## Begin RECORDED DATA

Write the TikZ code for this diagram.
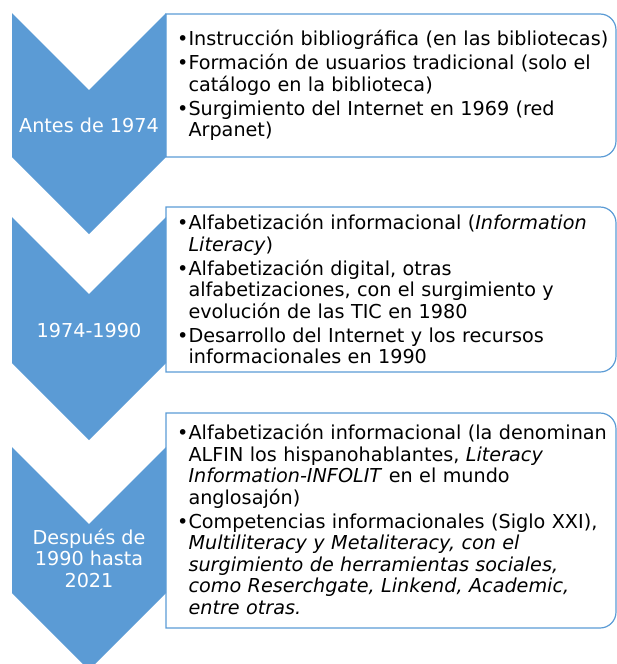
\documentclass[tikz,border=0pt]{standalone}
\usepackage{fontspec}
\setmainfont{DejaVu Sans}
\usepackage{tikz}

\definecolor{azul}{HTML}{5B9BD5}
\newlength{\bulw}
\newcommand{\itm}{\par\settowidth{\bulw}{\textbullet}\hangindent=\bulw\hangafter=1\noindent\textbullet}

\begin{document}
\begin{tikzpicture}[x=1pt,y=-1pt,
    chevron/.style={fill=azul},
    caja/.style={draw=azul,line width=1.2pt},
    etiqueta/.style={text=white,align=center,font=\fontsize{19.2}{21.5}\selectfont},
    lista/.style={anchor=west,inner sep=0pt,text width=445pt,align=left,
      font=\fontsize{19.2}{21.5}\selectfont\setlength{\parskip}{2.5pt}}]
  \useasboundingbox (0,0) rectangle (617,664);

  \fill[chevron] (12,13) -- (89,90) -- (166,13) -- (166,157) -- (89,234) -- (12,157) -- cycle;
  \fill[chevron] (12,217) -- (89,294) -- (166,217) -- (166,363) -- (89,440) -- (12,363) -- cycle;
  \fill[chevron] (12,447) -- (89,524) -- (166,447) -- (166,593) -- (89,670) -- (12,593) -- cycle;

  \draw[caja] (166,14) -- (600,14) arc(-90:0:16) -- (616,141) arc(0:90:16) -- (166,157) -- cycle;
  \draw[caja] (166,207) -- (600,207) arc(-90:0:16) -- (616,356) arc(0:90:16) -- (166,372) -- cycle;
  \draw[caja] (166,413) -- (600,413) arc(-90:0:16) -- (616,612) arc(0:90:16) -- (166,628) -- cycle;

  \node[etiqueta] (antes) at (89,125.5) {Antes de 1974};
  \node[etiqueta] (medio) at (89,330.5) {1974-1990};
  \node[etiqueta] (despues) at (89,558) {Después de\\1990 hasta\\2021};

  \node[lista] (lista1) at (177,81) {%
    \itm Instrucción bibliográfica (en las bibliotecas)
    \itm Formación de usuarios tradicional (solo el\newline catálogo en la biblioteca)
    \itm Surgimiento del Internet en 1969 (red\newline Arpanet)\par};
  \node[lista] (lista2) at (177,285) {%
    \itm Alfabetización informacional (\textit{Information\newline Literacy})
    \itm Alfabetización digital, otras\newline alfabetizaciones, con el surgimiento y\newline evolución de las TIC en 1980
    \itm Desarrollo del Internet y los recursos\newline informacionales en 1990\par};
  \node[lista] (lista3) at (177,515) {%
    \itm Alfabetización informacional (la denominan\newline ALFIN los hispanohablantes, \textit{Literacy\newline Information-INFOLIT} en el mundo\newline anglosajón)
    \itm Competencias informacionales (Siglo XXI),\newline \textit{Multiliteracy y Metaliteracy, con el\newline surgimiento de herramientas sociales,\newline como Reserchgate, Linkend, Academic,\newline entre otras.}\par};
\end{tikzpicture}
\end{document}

## End RECORDED DATA

### GOAL
Leave out the pictures. Transcribe only the lines above, from the first through the one that contains "(12,593) -- cycle;".

### TASK RESULT
Write the TikZ code for this diagram.
\documentclass[tikz,border=0pt]{standalone}
\usepackage{fontspec}
\setmainfont{DejaVu Sans}
\usepackage{tikz}

\definecolor{azul}{HTML}{5B9BD5}
\newlength{\bulw}
\newcommand{\itm}{\par\settowidth{\bulw}{\textbullet}\hangindent=\bulw\hangafter=1\noindent\textbullet}

\begin{document}
\begin{tikzpicture}[x=1pt,y=-1pt,
    chevron/.style={fill=azul},
    caja/.style={draw=azul,line width=1.2pt},
    etiqueta/.style={text=white,align=center,font=\fontsize{19.2}{21.5}\selectfont},
    lista/.style={anchor=west,inner sep=0pt,text width=445pt,align=left,
      font=\fontsize{19.2}{21.5}\selectfont\setlength{\parskip}{2.5pt}}]
  \useasboundingbox (0,0) rectangle (617,664);

  \fill[chevron] (12,13) -- (89,90) -- (166,13) -- (166,157) -- (89,234) -- (12,157) -- cycle;
  \fill[chevron] (12,217) -- (89,294) -- (166,217) -- (166,363) -- (89,440) -- (12,363) -- cycle;
  \fill[chevron] (12,447) -- (89,524) -- (166,447) -- (166,593) -- (89,670) -- (12,593) -- cycle;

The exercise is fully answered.